Di awal mula kami menimbang langkah, antara ayam kampung atau bebek, mana yang lebih ramah dan tentunya murah meriah. Ayam sempat jadi pilihan, namun dalam eksekusi, bebek yang akhirnya diterapkan. Bebek mempunyai ketahanan yang dianggap lebih baik dari ayam. Ia tak rewel saat dingin dan hujan, tak gampang sakit di cuaca panas, dan telurnya punya nilai jual yang luas.
Dalam usaha kecil, kestabilan adalah kunci, bukan sekadar jumlah produksi tinggi. Maka kami pelan-pelan memahami, bahwa hasil yang baik tak selalu berarti paling banyak, tapi cukup, konsisten, dan tak mudah goyah. Dalam prinsip permakultur, memetik hasil (obtain a yield) adalah hal yang harus dipertimbangkan dengan matang. Dan setelah melalui perhitungan, bebek petelur kami jadikan titik mula dari Aimi Homestead.

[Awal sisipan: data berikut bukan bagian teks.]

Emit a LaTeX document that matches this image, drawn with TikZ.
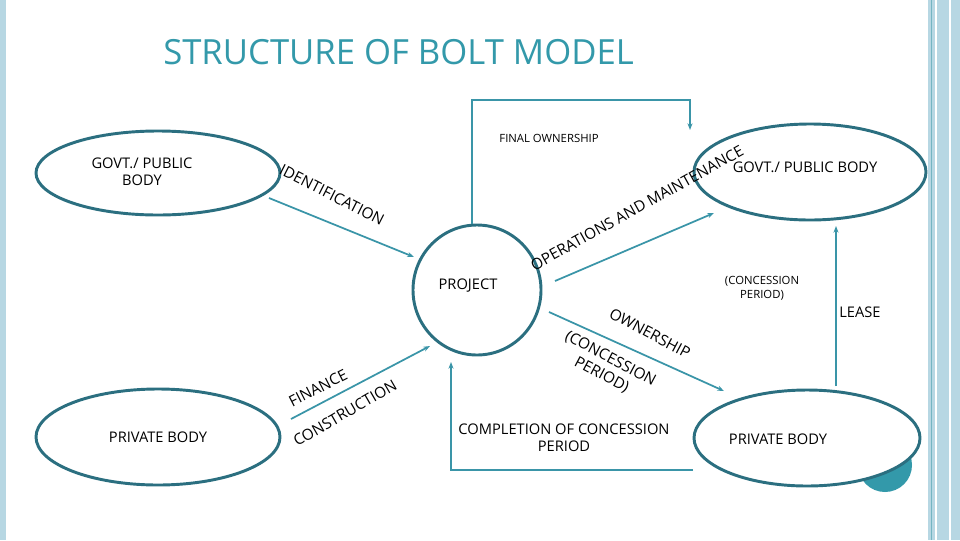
\documentclass[tikz,border=0pt]{standalone}
\usepackage{fontspec}
\setmainfont{Open Sans}
\usetikzlibrary{arrows.meta}
\begin{document}
\begin{tikzpicture}[x=0.75pt,y=-0.75pt,
  arr/.style={draw=arrc, line width=1.3pt, -{Stealth[length=5pt]}},
  lab/.style={font=\fontsize{11}{13}\selectfont, align=center, inner sep=0pt},
  rl/.style={font=\fontsize{11.5}{14}\selectfont, align=center, inner sep=0pt},
  sm/.style={font=\fontsize{8.5}{10.5}\selectfont, align=center, inner sep=0pt}]
\definecolor{arrc}{HTML}{3A95A8}
\definecolor{edge}{HTML}{2B6F80}
\definecolor{titc}{HTML}{3399AA}
\definecolor{bar}{HTML}{B7D7E3}
\useasboundingbox (0,0) rectangle (960,540);
\fill[white] (0,0) rectangle (960,540);
% side bars
\fill[bar] (0,0) rectangle (6,540);
\fill[bar] (928,0) rectangle (960,540);
\draw[white, line width=1pt] (936,0) -- (936,540) (950,0) -- (950,540);
\draw[arrc!70, line width=0.6pt] (931,0) -- (931,540);
% title
\node[font=\fontsize{26}{30}\selectfont, text=titc, anchor=west, inner sep=0pt] (title) at (163,52) {STRUCTURE OF BOLT MODEL};
% decorative dot
\fill[titc] (885,465) circle (27);
% ellipses
\draw[draw=edge, line width=2.2pt, fill=white] (158,173) ellipse (122 and 42);
\node[lab] (gov1) at (142,172) {GOVT./ PUBLIC\\BODY};
\draw[draw=edge, line width=2.2pt, fill=white] (158,437) ellipse (122 and 48);
\node[lab] (pvt1) at (158,437) {PRIVATE BODY};
\draw[draw=edge, line width=2.2pt, fill=white] (477,290) ellipse (64 and 65);
\node[lab] (proj) at (468,286) {PROJECT};
\draw[draw=edge, line width=2.2pt, fill=white] (810,172) ellipse (116 and 48);
\node[lab] (gov2) at (805,167) {GOVT./ PUBLIC BODY};
\draw[draw=edge, line width=2.2pt, fill=white] (807,438) ellipse (113 and 48);
\node[lab] (pvt2) at (778,439) {PRIVATE BODY};
% coordinates
\coordinate (a1) at (269,198); \coordinate (a2) at (414,257);
\coordinate (b1) at (555,281); \coordinate (b2) at (714,213);
\coordinate (c1) at (549,312); \coordinate (c2) at (724,391);
\coordinate (d1) at (291,419); \coordinate (d2) at (430,346);
\coordinate (e1) at (836,386); \coordinate (e2) at (836,226);
\coordinate (f1) at (693,470); \coordinate (f2) at (451,470); \coordinate (f3) at (451,362);
\coordinate (g1) at (472,224); \coordinate (g2) at (472,100); \coordinate (g3) at (690,100); \coordinate (g4) at (690,130);
\draw[arr] (a1) -- (a2);
\draw[arr] (b1) -- (b2);
\draw[arr] (c1) -- (c2);
\draw[arr] (d1) -- (d2);
\draw[arr] (e1) -- (e2);
\draw[arr] (f1) -- (f2) -- (f3);
\draw[arr] (g1) -- (g2) -- (g3) -- (g4);
% labels
\node[sm] (lfin) at (549,138) {FINAL OWNERSHIP};
\node[rl, rotate=-27] (lid) at (332,195) {IDENTIFICATION};
\node[rl, rotate=29] (lop) at (637,208) {OPERATIONS AND MAINTENANCE};
\node[sm] (lcp) at (762,288) {(CONCESSION\\PERIOD)};
\node[lab] (lls) at (860,312) {LEASE};
\node[rl, rotate=-28] (low) at (650,333) {OWNERSHIP};
\node[rl, rotate=-28] (lcp2) at (606,367) {(CONCESSION\\PERIOD)};
\node[rl, rotate=27] (lfn) at (318,388) {FINANCE};
\node[rl, rotate=30] (lcn) at (345,413) {CONSTRUCTION};
\node[lab] (lco) at (564,438) {COMPLETION OF CONCESSION\\PERIOD};
\end{tikzpicture}
\end{document}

Lalu muncul pertanyaan lanjutan: dari mana memulai? Apakah dari itik kecil yang lucu dan murah, atau bebek dewasa yang siap bertelur meski lebih mahal rupanya? Kami akhirnya memilih jalur cepat: sepuluh ekor bebek siap produksi, langsung memberi hasil meski butuh investasi awal yang pasti. Karena waktu dan energi juga perlu ditimbang, pilihan ini terasa lebih masuk akal—bukan jalan pintas, tapi jalan sadar.